Conversation Focus, the directional-microphone hearing assist built into Ray-Ban Meta glasses, is now limited to three hours a month for users without a subscription. Full access requires Meta One Premium at $19.99 a month, which raises the cap to 15 hours.

The restriction arrived with Ray-Ban Meta software update version 26. Meta began testing it in May 2026, and it attracted wide attention after tech outlets reported on it in early July 2026.

Why has this usage cap drawn criticism?

Conversation Focus is an accessibility feature. Directional microphones in the glasses frame pick up the voice of whoever is directly in front of the wearer while suppressing background noise from other directions. All processing happens on the device; no audio reaches Meta's servers.

That on-device design is what makes the cap hard to justify on technical grounds. Cloud-based AI services routinely impose quotas because each request consumes cloud computing costs. For a feature that runs on a chip inside the glasses frame, no such cost mechanism exists. 9to5Google put it plainly: "Since the feature runs fully on-device, it makes no sense for Meta to impose usage limits on the feature."

Meta offered a different explanation.
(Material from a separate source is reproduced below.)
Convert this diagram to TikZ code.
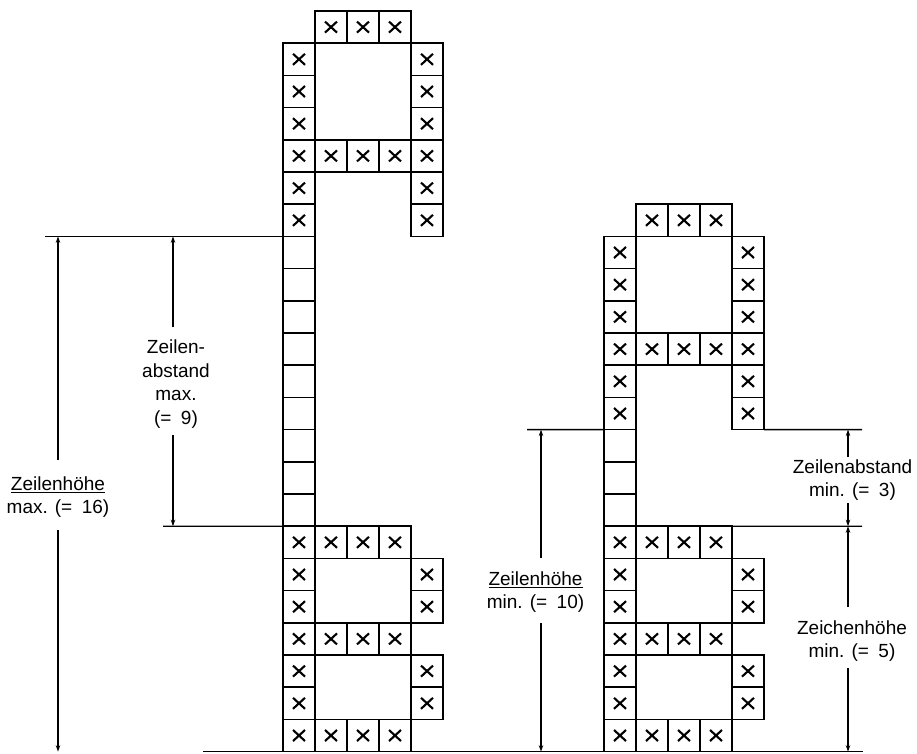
\documentclass[tikz,border=0pt]{standalone}
\usepackage{fontspec}
\setmainfont{Liberation Sans}
\usetikzlibrary{arrows.meta}
\newcommand{\letterfig}[4]{%
  \foreach \r/\c in {0/1,0/2,0/3,1/0,1/4,2/0,2/4,3/0,3/4,4/0,4/1,4/2,4/3,4/4,5/0,5/4,6/0,6/4}{
    \node[xcell] (#1a\r\c) at ({#2+16+32*\c},{27.1+32.2*(#3+\r)}) {};}
  \foreach \r in {1,...,#4}{
    \node[cell] (#1e\r) at ({#2+16},{27.1+32.2*(#3+6+\r)}) {};}
  \foreach \r/\c in {0/0,0/1,0/2,0/3,1/0,1/4,2/0,2/4,3/0,3/1,3/2,3/3,4/0,4/4,5/0,5/4,6/0,6/1,6/2,6/3}{
    \node[xcell] (#1b\r\c) at ({#2+16+32*\c},{27.1+32.2*(#3+7+#4+\r)}) {};}
}
\begin{document}
\begin{tikzpicture}[x=1pt,y=-1pt,
  cell/.style={draw, line width=1.5pt, minimum width=32pt, minimum height=32.2pt, inner sep=0pt, outer sep=0pt},
  xcell/.style={cell, path picture={
     \draw[line width=2.1pt]
       ([shift={(-6pt,-5.5pt)}]path picture bounding box.center) -- ([shift={(6pt,5.5pt)}]path picture bounding box.center)
       ([shift={(-6pt,5.5pt)}]path picture bounding box.center) -- ([shift={(6pt,-5.5pt)}]path picture bounding box.center);}},
  ext/.style={line width=1.4pt},
  dim/.style={line width=1.3pt, -{Stealth[length=6.5pt,width=4.5pt]}},
  lab/.style={font=\fontsize{19}{23.5}\selectfont, align=center, inner sep=0pt}]
\useasboundingbox (0,0) rectangle (917,753);

% letter figures
\letterfig{L}{283}{0}{9}
\letterfig{R}{604}{6}{3}

% left dimensions
\coordinate (topL) at (45,236.4);
\draw[ext] (topL) -- (Le1.north west);
\coordinate (midL) at (163,526.2);
\draw[ext] (midL) -- (Lb00.north west);

\coordinate (zhmT) at (58,236.4);
\coordinate (zhmB) at (58,751.6);
\coordinate (zhmG1) at (58,460);
\coordinate (zhmG2) at (58,530);
\draw[dim] (zhmG1) -- (zhmT);
\draw[dim] (zhmG2) -- (zhmB);
\node[lab] (zhmL) at (58,497) {\underline{Zeilenhöhe}\\max. (=\enspace16)};

\coordinate (zamT) at (173,236.4);
\coordinate (zamB) at (173,526.2);
\coordinate (zamG1) at (173,327);
\coordinate (zamG2) at (173,435);
\draw[dim] (zamG1) -- (zamT);
\draw[dim] (zamG2) -- (zamB);
\node[lab] (zamL) at (176,384) {Zeilen-\\abstand\\max.\\(=\enspace9)};

% right dimensions
\coordinate (rtopL) at (527,429.6);
\draw[ext] (rtopL) -- (Re1.north west);
\coordinate (rtopR) at (862,429.6);
\draw[ext] (Ra64.south east) -- (rtopR);
\coordinate (rmidR) at (862,526.2);
\draw[ext] (Rb03.north east) -- (rmidR);
\coordinate (botL) at (203,751.6);
\coordinate (botR) at (863,751.6);
\draw[ext] (botL) -- (botR);

\coordinate (zhnT) at (541,429.6);
\coordinate (zhnB) at (541,751.6);
\coordinate (zhnG1) at (541,558);
\coordinate (zhnG2) at (541,623);
\draw[dim] (zhnG1) -- (zhnT);
\draw[dim] (zhnG2) -- (zhnB);
\node[lab] (zhnL) at (535.5,592) {\underline{Zeilenhöhe}\\min. (=\enspace10)};

\coordinate (zanT) at (848,429.6);
\coordinate (zanB) at (848,526.2);
\coordinate (zanG1) at (848,457);
\coordinate (zanG2) at (848,503);
\draw[dim] (zanG1) -- (zanT);
\draw[dim] (zanG2) -- (zanB);
\node[lab] (zanL) at (852.5,480) {Zeilenabstand\\min. (=\enspace3)};

\coordinate (zcnT) at (848,526.2);
\coordinate (zcnB) at (848,751.6);
\coordinate (zcnG1) at (848,607);
\coordinate (zcnG2) at (848,668);
\draw[dim] (zcnG1) -- (zcnT);
\draw[dim] (zcnG2) -- (zcnB);
\node[lab] (zcnL) at (852,641) {Zeichenhöhe\\min. (=\enspace5)};
\end{tikzpicture}
\end{document}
In an official statement, the company said the subscription supports ongoing feature development and provides broader access for intensive users along with premium device support. "Currently this subscription only covers expanded access to Conversation Focus and premium device support. But most people will use the feature without hitting the monthly limit," Meta said.
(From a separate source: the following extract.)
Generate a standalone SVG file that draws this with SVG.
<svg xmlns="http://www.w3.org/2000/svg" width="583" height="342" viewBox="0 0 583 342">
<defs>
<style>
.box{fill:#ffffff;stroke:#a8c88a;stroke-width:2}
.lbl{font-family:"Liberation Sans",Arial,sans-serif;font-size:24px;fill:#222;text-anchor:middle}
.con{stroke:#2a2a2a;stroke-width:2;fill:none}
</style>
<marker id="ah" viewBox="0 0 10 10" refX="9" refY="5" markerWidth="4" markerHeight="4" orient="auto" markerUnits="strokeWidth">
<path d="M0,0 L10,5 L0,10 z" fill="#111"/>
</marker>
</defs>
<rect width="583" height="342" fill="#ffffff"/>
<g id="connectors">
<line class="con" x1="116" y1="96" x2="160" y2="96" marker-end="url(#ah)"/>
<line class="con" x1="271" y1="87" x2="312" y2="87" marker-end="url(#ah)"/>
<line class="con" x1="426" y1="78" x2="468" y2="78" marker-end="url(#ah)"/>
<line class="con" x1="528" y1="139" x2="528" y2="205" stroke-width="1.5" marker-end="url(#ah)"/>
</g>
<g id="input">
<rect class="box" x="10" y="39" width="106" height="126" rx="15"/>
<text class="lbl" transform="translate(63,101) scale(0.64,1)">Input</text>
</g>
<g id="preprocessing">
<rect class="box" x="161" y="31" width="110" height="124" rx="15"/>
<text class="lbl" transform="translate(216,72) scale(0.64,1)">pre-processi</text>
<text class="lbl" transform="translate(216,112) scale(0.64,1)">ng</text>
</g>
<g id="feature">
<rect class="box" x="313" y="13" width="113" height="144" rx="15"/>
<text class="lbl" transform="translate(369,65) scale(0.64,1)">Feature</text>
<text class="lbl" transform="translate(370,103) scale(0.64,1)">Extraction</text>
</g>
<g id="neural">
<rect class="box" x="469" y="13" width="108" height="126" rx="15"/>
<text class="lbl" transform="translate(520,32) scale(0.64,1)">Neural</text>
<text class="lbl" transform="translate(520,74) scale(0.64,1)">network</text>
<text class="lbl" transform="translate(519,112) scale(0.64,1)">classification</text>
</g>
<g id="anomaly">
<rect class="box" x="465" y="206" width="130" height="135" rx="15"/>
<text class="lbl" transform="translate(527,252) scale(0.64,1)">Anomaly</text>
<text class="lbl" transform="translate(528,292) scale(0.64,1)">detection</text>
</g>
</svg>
No specific data accompanied that claim. For users who rely on Conversation Focus as a daily hearing aid in noisy environments, three hours a month works out to less than seven minutes a day. That is not a workable allowance. The people who depend most on the feature are the ones hit hardest by the limit.

What does this mean for buyers in Indonesia?
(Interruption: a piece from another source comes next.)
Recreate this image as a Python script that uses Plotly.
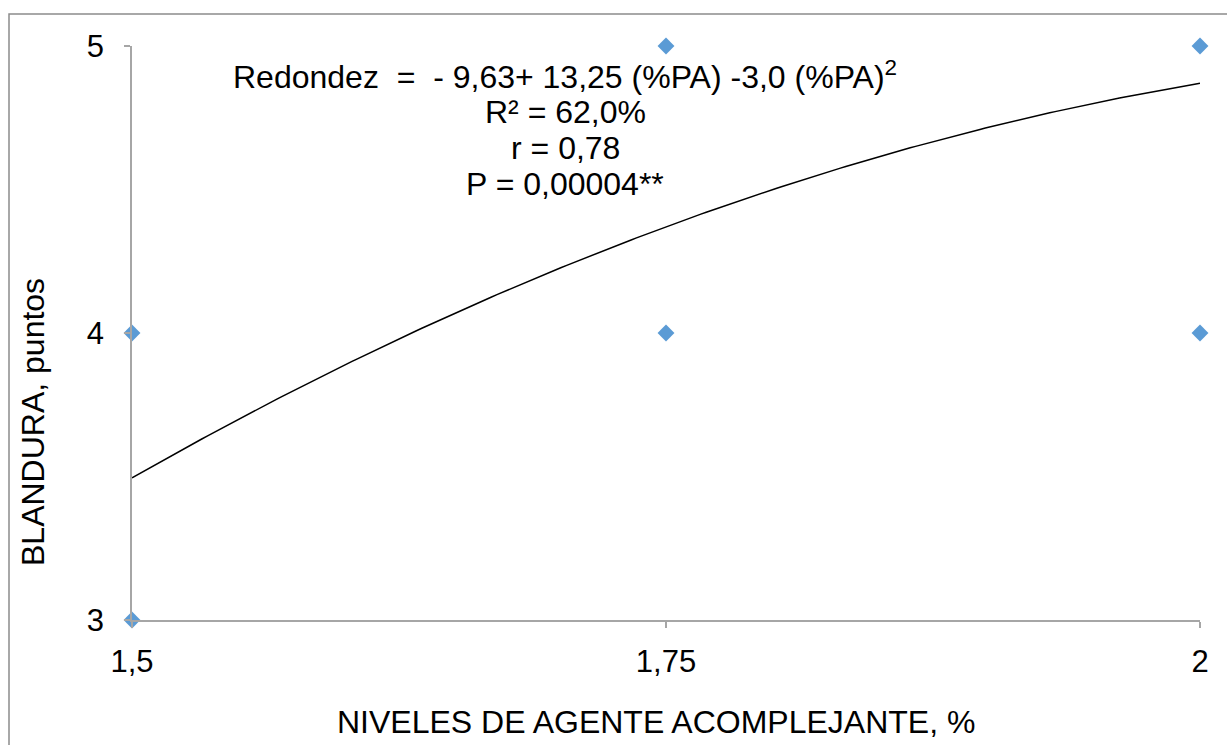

In Indonesia, Ray-Ban Meta is available through online retail channels. The Ray-Ban Meta Gen-2 Optics Styles starts at $499, or around Rp 8.4 million. The Ray-Ban Display model starts at $799, or around Rp 13 million, available through retailers including Blibli with an official warranty label.

Indonesian buyers have already paid millions of rupiah for the hardware. The problem is that Meta One Premium may not be accessible from Indonesia. If the service is unavailable locally, buyers are stuck at the three-hour monthly cap with no way to raise it. Users in markets where Meta One already operates have a workaround. Indonesian users likely do not.

The practical result: someone pays over Rp 8.4 million for the device, a software update locks one of its main features, and the subscription key to unlock it may not even be on sale here.

From cars to glasses: features that can be metered

A similar model appeared first in the auto industry, where manufacturers locked physically installed features behind monthly subscriptions. Software has long shifted toward a rental model, and AI glasses are following the same path. The difference here is that Conversation Focus has been promoted as an accessibility feature, a category that has historically been expected to be available without extra payment barriers.

Meta One Premium also covers AI access in Instagram, Facebook, and WhatsApp, along with premium device support. Conversation Focus is one component of the bundle. For users who bought Ray-Ban Meta specifically for the hearing assist, that packaging does not change the core problem.

Two questions remain unanswered: how many Ray-Ban Meta users actually exceed the three-hour monthly limit, which would determine whether Meta's claim that most people won't hit the cap can be verified; and whether other Ray-Ban Meta features will follow the same metered model in future updates.